The Power of Spring

11 Apr

I don’t know about you, but from the moment Valentine’s Day was over, I waited and hoped for spring.  After living in the South for many years, it was difficult to see late snow, feel the cold wind and wonder when warmer weather would arrive.


 Now that we’ve had temperatures in the 60’s and 70’s, I’m embracing the warmer weather and enjoying the real signs of spring. There is something about the freshness of the season that fills me with contentment and purpose. I look at the tender green leaves coming out, the daffodils bobbing in the breeze, the yellow forsythia blooms and my heart squeezes with joy at being part of such renewed life. Oh, I know spring will lead to summer, when most people will complain it’s too hot, but I savor each spring day.

 Enjoying this change of season has reminded me to slow down and enjoy each day with the same excitement and possibilities that new spring days bring. And, as usual, my thoughts turn to writing and I wonder how to make readers feel emotions and excitement to the degree I sometimes feel them. It’s one of the many challenges of writing. So, when I struggle with it, I’ll try to remember the powerful emotions I feel when spring finally arrives.

How about you? What do you do to inject emotion in your stories?

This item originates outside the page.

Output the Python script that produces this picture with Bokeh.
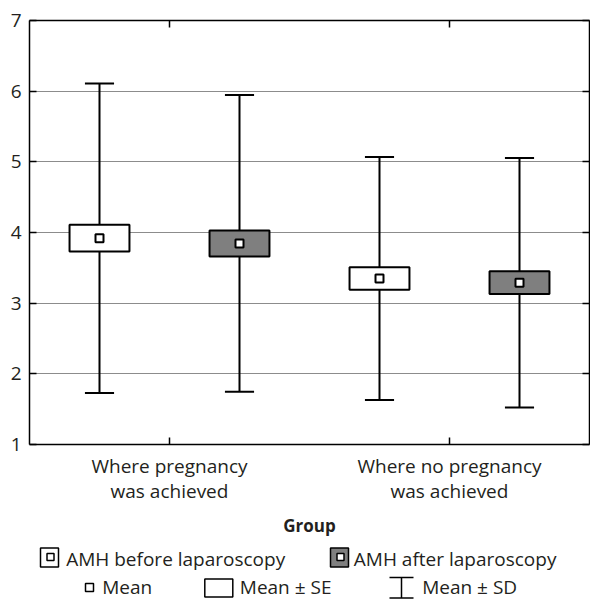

Posted by on April 11, 2013 in Idaho


14 responses to “The Power of Spring

  1. Janis McCurry

    April 11, 2013 at 9:48 AM

    Hmm, try to put myself in the character’s place. How would I feel? How would I react?

    • Judith Keim

      April 11, 2013 at 2:28 PM

      Good, Janis! It’s fun to set up different scenarios and add emotions to them. I try to think of some experiences that are very different from my own and then I have to work at how I’d feel. Especially with fantasy. But I have to admit some of my characters have more courage than I do!

  2. maryvine

    April 11, 2013 at 11:28 AM

    I think I’m like Janis, I have to feel it by putting myself in their place-at least for the heroine. However, a song can inspire me.

  3. Judith Keim

    April 11, 2013 at 2:29 PM

    Songs inspire me too. I have a few CD’s I play when I’m creating that seem to allow my mind to open up…

  4. Corina Mallory

    April 11, 2013 at 3:08 PM

    Well, to make readers feel emotion while reading … that’s the real trick to writing isn’t it? If I had the answer I’d be a much better writer than I am! Thinking about what makes *me* feel emotion as a reader, it’s almost always because I’ve been made to want good things for a character, so when the inevitable conflicts and disasters arise they hurt. I think it really comes down to creating well-rounded characters that feel real. Then, when you make them suffer (or soar) the reader should follow along as well. How do we do that? I think you’re right about really looking at our own emotions and triggers and life experiences. That’s where everything comes from.

    • Judith Keim

      April 11, 2013 at 3:23 PM

      Corina, I have the same problem with conflict. I’ve been caught way too often being too kind to my characters and that is BORING! The trick is to have enough conflict to build tension and keep the tension going. It provides a lot more opportunity for a variety of emotions if the conflicts aren’t resolved too quickly.

  5. Peggy Staggs

    April 11, 2013 at 3:17 PM

    I’m always in the head of the person who’s speaking. It gets a little confusing in my head when there are three people in the conversation.

  6. Amity Grays

    April 11, 2013 at 7:56 PM

    There’s always some emotion in conversation even if it’s merely indifference. So watching others in conversation, noting their stance, expression, gestures, It’s fun to try and find the perfect words to describe what you see. I love it when I find a unique quirk that can define a character in a specific mood.

    • Judith Keim

      April 11, 2013 at 9:11 PM

      Great, Amity! I bet you’ve got a number of unique words to use…I get lazy sometimes and use a common word when I know if I thought about it longer, I could find a better one.

  7. Lynn Mapp

    April 11, 2013 at 8:04 PM

    Emotion. Emotion? Emotion! You asked a difficult question. I’ve taken the Margie Lawson class on empowering Character’s Emotions. Someone coined the phrase,Pink Stinks, meaning adding that emotion can be tough going.
    I keep working. I think I’m showing growth.

    • Judith Keim

      April 11, 2013 at 9:12 PM

      Lynn, I’m sure you’re showing growth. Do we ever stop growing? It’s such a long process…

  8. Stephanie Berget (@StephanieBerget)

    April 11, 2013 at 8:05 PM

    Judy, thanks for the forsythia picture. It’s my first sign of spring. I’m learning to put more emotion in my characters, mostly by being in the scene. Great post.

    • Judith Keim

      April 11, 2013 at 9:15 PM

      Thanks, Stephanie. I try to put myself in the scene and not only what emotions I’ve had, but what I’ve witnessed and make it truly the character’s. I sometimes have to remind myself to slow down and live that moment in the story and make it more powerful.